I was wondering if it's possible to get the inverse of a neural network. If we view a NN as a function, can we obtain its inverse?
I tried to build a simple MNIST architecture, with the input of (784,) and output of (10,), train it to reach good accuracy, and then inverse the predicted value to try and get back the input - but the results were nowhere near what I started with. (I used the pseudo-inverse for the W matrix.)
My NN is basically the following function:
$$ f(x) = \theta(xW + b), \;\;\;\;\; \theta(z) = \frac{1}{1+e^{-z}} $$
I.e.
def rev_sigmoid(y):
return np.log(y/(1-y))
def rev_linear(z, W, b):
return (z - b) @ np.linalg.pinv(W)
y = model.predict(x_train[0:1])
z = rev_sigmoid(y)
x = rev_linear(z, W, b)
x = x.reshape(28, 28)
plt.imshow(x)
^ This should have been a 5:
Is there a reason why it failed? And is it ever possible to get inverse of NN's?

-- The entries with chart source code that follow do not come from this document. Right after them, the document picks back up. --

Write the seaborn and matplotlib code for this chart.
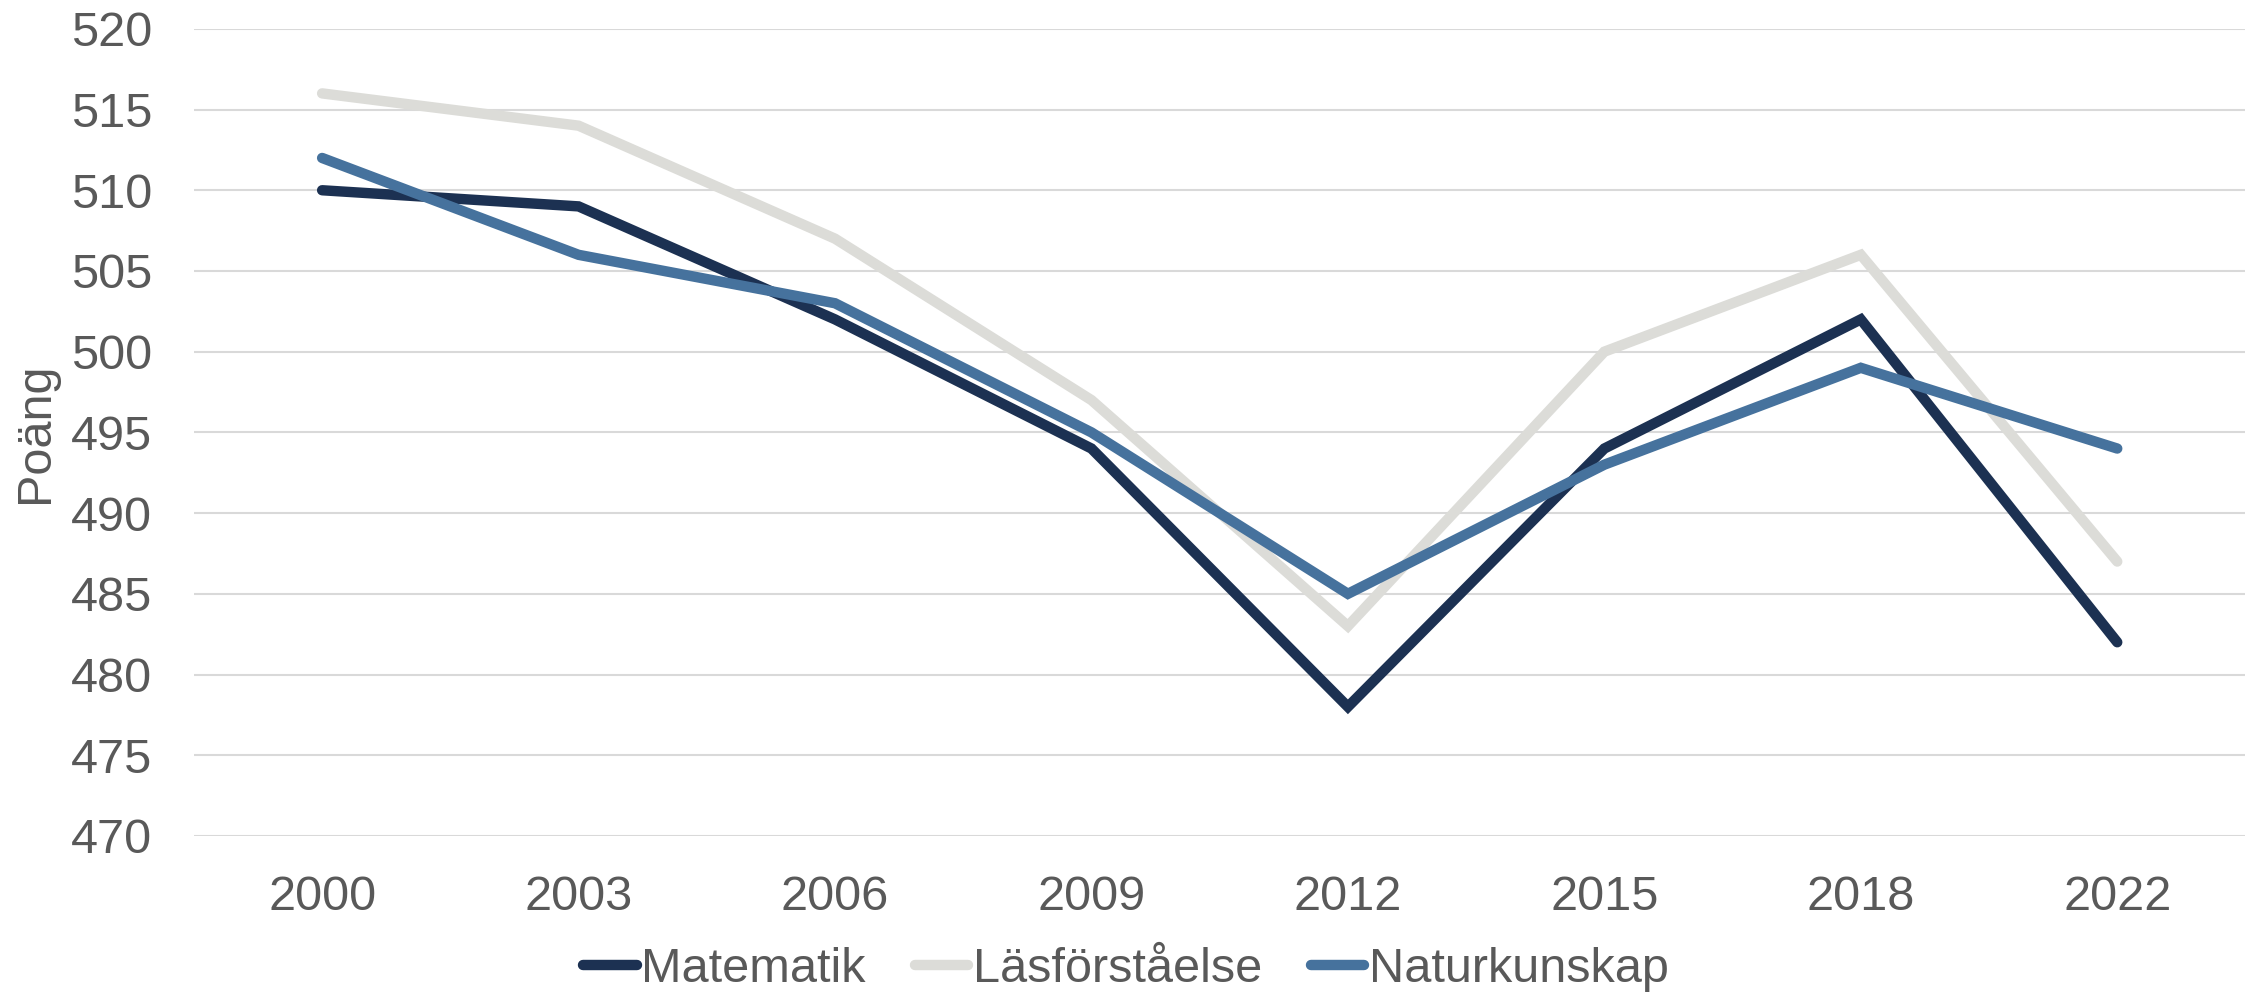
import numpy as np
import pandas as pd
import matplotlib
matplotlib.use("Agg")
import matplotlib.pyplot as plt
import seaborn as sns

# data
years = ["2000", "2003", "2006", "2009", "2012", "2015", "2018", "2022"]
matematik = [510, 509, 502, 494, 478, 494, 502, 482]
lasforstaelse = [516, 514, 507, 497, 483, 500, 506, 487]
naturkunskap = [512, 506, 503, 495, 485, 493, 499, 494]
series_names = ["Matematik", "Läsförståelse", "Naturkunskap"]
colors = ["#1c3152", "#dcdcd8", "#46729d"]

df = pd.DataFrame({
    "pos": list(range(len(years))) * 3,
    "value": matematik + lasforstaelse + naturkunskap,
    "serie": [s for s in series_names for _ in years],
})

sns.set_style("white")
plt.rcParams["font.family"] = ["Liberation Sans", "DejaVu Sans"]
text_col = "#595959"

fig = plt.figure(figsize=(22.52, 9.94), dpi=100)
ax = fig.add_axes([0.0861, 0.159, 0.911, 0.812])

sns.lineplot(data=df, x="pos", y="value", hue="serie", palette=colors,
             hue_order=series_names, ax=ax, legend=True)
for ln in ax.get_lines():
    ln.set_linewidth(7.5)
    ln.set_solid_capstyle("round")
    ln.set_solid_joinstyle("miter")

ax.set_xlim(-0.5, len(years) - 0.5)
ax.set_ylim(470, 520)
ax.set_yticks(np.arange(470, 521, 5))
ax.set_xticks(range(len(years)))
ax.set_xticklabels(years)
ax.yaxis.grid(True, color="#d9d9d9", linewidth=1.5)
ax.set_axisbelow(True)
for sp in ax.spines.values():
    sp.set_visible(False)
ax.tick_params(axis="both", length=0, labelsize=35, colors=text_col)
ax.tick_params(axis="y", pad=30)
ax.tick_params(axis="x", pad=28)
ax.set_xlabel("")
ax.set_ylabel("Poäng", fontsize=35, color=text_col)
ax.yaxis.set_label_coords(-0.066, 0.5)

ax.get_legend().remove()
handles, labels = ax.get_legend_handles_labels()
leg = fig.legend(handles[:3], labels[:3], loc="center", bbox_to_anchor=(0.5, 0.025),
                 ncol=3, frameon=False, fontsize=35, handlelength=1.1,
                 handletextpad=0.1, columnspacing=1.0, borderpad=0)
for t in leg.get_texts():
    t.set_color(text_col)
for h in leg.get_lines():
    h.set_linewidth(7.5)
    h.set_solid_capstyle("round")

fig.savefig("out.png", dpi=100)
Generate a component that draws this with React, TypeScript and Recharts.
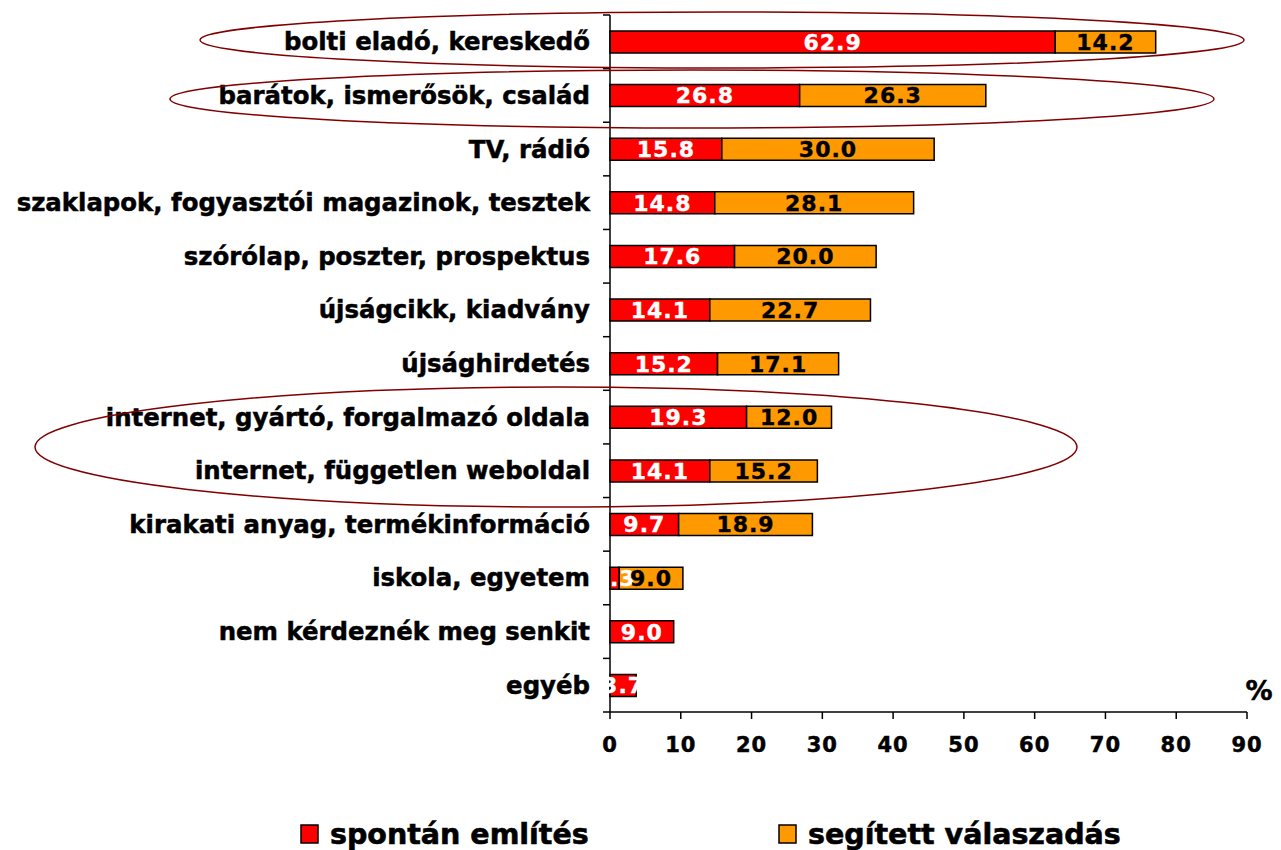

EDIT: it is also worth noting that doing the opposite does yield good results. I.e. starting with the y's (a 1-hot encoding of the digits) and using it to predict the image (an array of 784 bytes) using the same architecture: input (10,) and output (784,) with a sigmoid. This is not exactly equivalent, to an inverse as here you first do the linear transformation and then the non-linear. While in an inverse you would first do (well, undo) the non-linear, and then do (undo) the linear. I.e. the claim that the 784x10 matrix is collapsing too much information seems a bit odd to me, as there does exist a 10x784 matrix that can reproduce enough of that information.